The New York Attorney General’s office, led by Letitia James, firmly rejected Donald Trump’s requests to vacate the nearly half-billion-dollar civil fraud judgment against him. This judgment stems from a case where Trump was found to have inflated the value of his assets to secure loans and financial benefits improperly.
Key Developments:
- Judgment Details: The judgment, initially $464 million, has grown to $497 million due to accrued interest. Trump’s claims to dismiss it were dismissed as baseless by New York Deputy Solicitor General Judith N. Vale in a letter to Trump’s attorney, D. John Sauer.
- Legal Precedent Cited: Vale argued that civil litigation burdens do not interfere with presidential duties, referencing legal precedent to counter Trump’s claim of immunity.
- Evidence of Fraud: Vale emphasized that overwhelming evidence supported the finding of repeated fraud by Trump and his businesses, validating the court’s decision for disgorgement and other remedies.

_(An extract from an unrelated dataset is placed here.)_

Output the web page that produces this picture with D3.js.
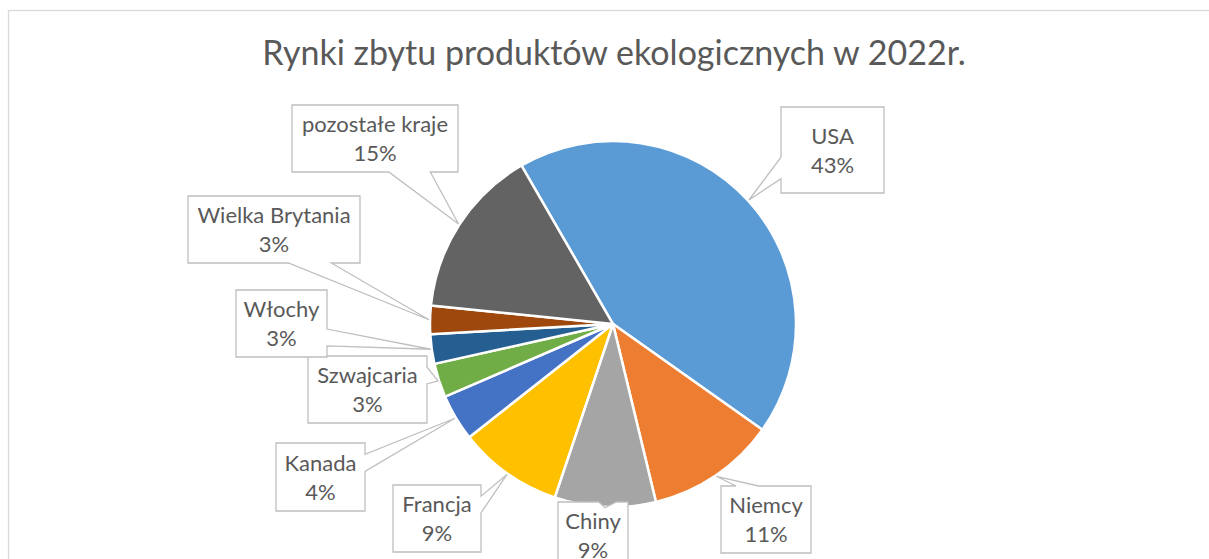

- Financial Implications: Trump’s legal team has previously argued that the judgment is financially burdensome, contrary to Trump’s public image as a billionaire.
Broader Context:
- The rejection contrasts with actions by federal special counsel Jack Smith, who recently dismissed election interference charges against Trump after the U.S. Supreme Court granted presidential immunity for certain acts.
- Trump has a history of targeting Attorney General James, including violating a gag order by sharing her personal information and making unfounded accusations of racism against her and other Black prosecutors.
This case highlights ongoing legal challenges for Trump as he prepares to assume the presidency, underscoring the tension between his legal battles and political ambitions.